Rule 6: Avoid singularities
When surfaces taper to a point, this is generally not a problem for creating a mass. However, if you intend to use the mass to generate Revit native elements such as a wall-by-face or a curtain system, it will likely fail. To avoid this, you can either rebuild the surface in another manner or truncate the surface to avoid the singularity. In the example below the surface on the left has been generated using a loft and then trimmed. Whereas the surface on the right was created using a sweep 2 rail.

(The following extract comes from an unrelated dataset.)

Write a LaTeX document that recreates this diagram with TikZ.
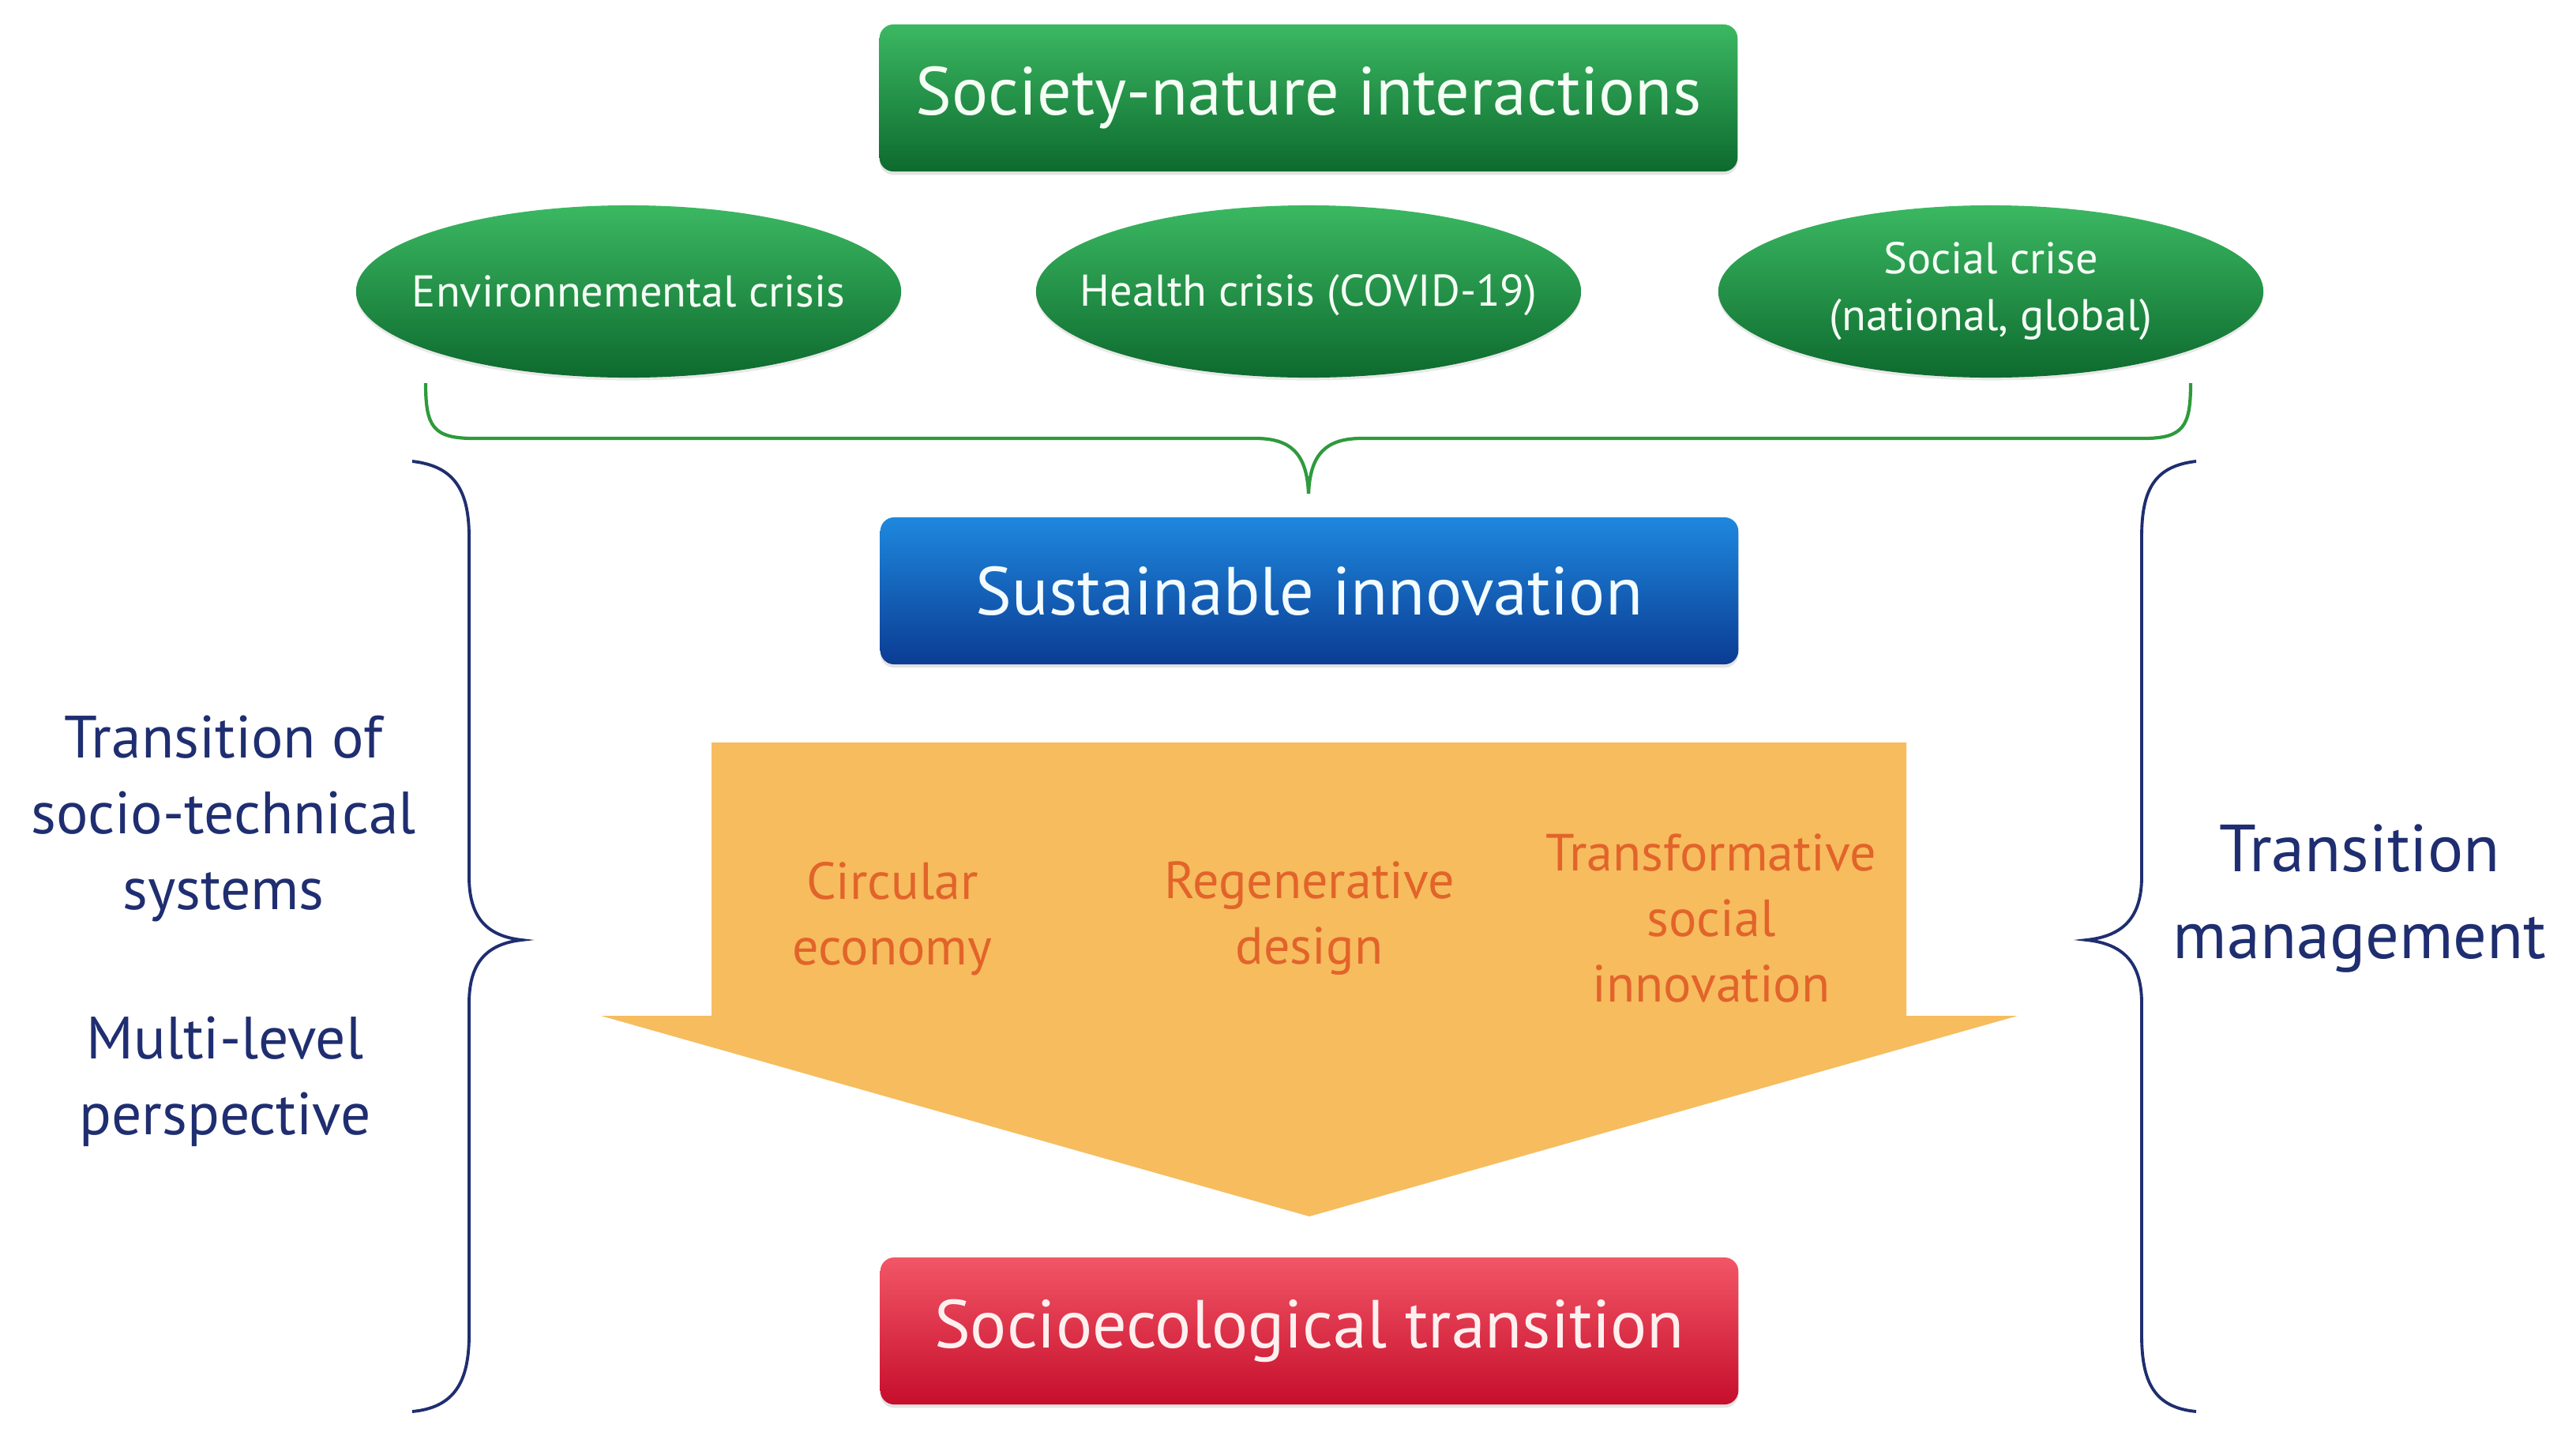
\documentclass[tikz,border=0pt]{standalone}
\usepackage{fontspec}
\setmainfont{PT Sans}
\usetikzlibrary{shapes.geometric,shadows}
\definecolor{gTop}{HTML}{3BB862}
\definecolor{gBot}{HTML}{0D6A2E}
\definecolor{bTop}{HTML}{1E88DE}
\definecolor{bBot}{HTML}{0B3C94}
\definecolor{rTop}{HTML}{F25666}
\definecolor{rBot}{HTML}{C60E2C}
\definecolor{arrowFill}{HTML}{F6BC5E}
\definecolor{arrowText}{HTML}{E2642A}
\definecolor{navy}{HTML}{1F2E70}
\definecolor{braceGreen}{HTML}{2E9A3C}
\begin{document}
\begin{tikzpicture}[x=0.01cm,y=-0.01cm,
  titlebox/.style={rounded corners=5pt, minimum width=10.86cm, minimum height=1.86cm,
    inner sep=0pt, font=\fontsize{24.5}{29}\selectfont,
    drop shadow={opacity=0.22, shadow xshift=0pt, shadow yshift=-1.2pt}},
  greenbox/.style={titlebox, top color=gTop, bottom color=gBot, text=green!4!white},
  bluebox/.style={titlebox, top color=bTop, bottom color=bBot, text=cyan!5!white},
  redbox/.style={titlebox, top color=rTop, bottom color=rBot, text=red!6!white},
  crisis/.style={ellipse, minimum width=6.9cm, minimum height=2.18cm, inner sep=0pt,
    top color=gTop, bottom color=gBot,
    drop shadow={opacity=0.18, shadow xshift=0pt, shadow yshift=-1pt}},
  crisistext/.style={text=green!4!white, align=center, inner sep=0pt,
    font=\fontsize{16}{20.5}\selectfont},
  pathlabel/.style={text=arrowText, align=center, font=\fontsize{18.8}{23.6}\selectfont},
  sidelabel/.style={text=navy, align=center, font=\fontsize{21.5}{27.3}\selectfont},
  navybrace/.style={draw=navy, line width=1.1pt},
  greenbrace/.style={draw=braceGreen, line width=1.2pt}
]
\useasboundingbox (0,0) rectangle (3262,1817);

% top box
\node[greenbox] (sni) at (1657,124) {Society-nature interactions};

% crises
\node[crisis] (env) at (796,369) {};
\node[crisistext] (envt) at (env.center) {Environnemental crisis};
\node[crisis] (health) at (1657,369) {};
\node[crisistext] (healtht) at ([yshift=-1.2pt]health.center) {Health crisis (COVID-19)};
\node[crisis] (social) at (2521,369) {};
\node[crisistext] (socialt) at (social.center) {Social crise\\(national, global)};

% green brace
\coordinate (gbL) at (539,485);
\coordinate (gbR) at (2774,485);
\coordinate (gbTip) at (1657,625);
\draw[greenbrace] (gbL) .. controls (539,540) and (548,555) .. (600,555)
  -- (1590,555) .. controls (1635,555) and (1655,575) .. (gbTip);
\draw[greenbrace] (gbR) .. controls (2774,540) and (2765,555) .. (2714,555)
  -- (1724,555) .. controls (1679,555) and (1659,575) .. (gbTip);

% sustainable innovation
\node[bluebox] (si) at (1658,748) {Sustainable innovation};

% big arrow
\fill[arrowFill] (901,940) -- (2414,940) -- (2414,1286) -- (2555,1286)
  -- (1658,1540) -- (761,1286) -- (901,1286) -- cycle;
\node[pathlabel] (ce) at (1130,1163) {Circular\\economy};
\node[pathlabel] (rd) at (1658,1163) {Regenerative\\design};
\node[pathlabel] (tsi) at (2167,1162) {Transformative\\social\\innovation};

% socioecological transition
\node[redbox] (set) at (1658,1685) {Socioecological transition};

% left brace
\coordinate (lbTop) at (522,584);
\coordinate (lbTip) at (661,1190);
\coordinate (lbBot) at (522,1787);
\draw[navybrace] (lbTop) .. controls (575,590) and (594,620) .. (594,680)
  -- (594,1110) .. controls (594,1160) and (615,1185) .. (lbTip)
  .. controls (615,1195) and (594,1220) .. (594,1270)
  -- (594,1690) .. controls (594,1750) and (575,1782) .. (lbBot);

% right brace
\coordinate (rbTop) at (2781,584);
\coordinate (rbTip) at (2642,1190);
\coordinate (rbBot) at (2781,1787);
\draw[navybrace] (rbTop) .. controls (2728,590) and (2712,620) .. (2712,680)
  -- (2712,1110) .. controls (2712,1160) and (2690,1185) .. (rbTip)
  .. controls (2690,1195) and (2712,1220) .. (2712,1270)
  -- (2712,1690) .. controls (2712,1750) and (2728,1782) .. (rbBot);

% side labels
\node[sidelabel] (tst) at (283,1036) {Transition of\\socio-technical\\systems};
\node[sidelabel] (mlp) at (285,1369) {Multi-level\\perspective};
\node[sidelabel, font=\fontsize{24}{31.3}\selectfont] (tm) at (2988,1138) {Transition\\management};
\end{tikzpicture}
\end{document}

Due to the converging UV grid on the right surface Revit is unable to generate a wall-by-face.
Now that you know how to build your Rhino model so that it won’t fail, here is how to import it into Revit:
- Export Rhino geometry (using origin 0,0,0) to a *sat file
- Created a new conceptual mass family in Revit
- Import *sat geometry
- Save family to your project library location
- Load family into the main building and place component
- Place component onto its workset, for example’ façade mass’
- If creating walls, use the ‘wall by face’ command
- Turn-off component’s workset
- If the geometry needs to be modified, use the Rhino model as the ‘master’ file
- Export a new *sat file and overwrite the geometry in the Revit family.
- Reloaded the conceptual mass family into the project and select overwrite
- Select and hosted geometry (wall by face, roof by face, etc.) and select ‘update to face’.
This article was helpful but after following all the instructions, I was still getting an error message when I tried placing a roof by face to a conceptual mass created with an SAT export from Rhino.
I wasn’t sure if it was the particular geometry or something else.
Ultimately, I discovered I needed to assign a facia depth to the roof type when I used the two-cut square eave condition.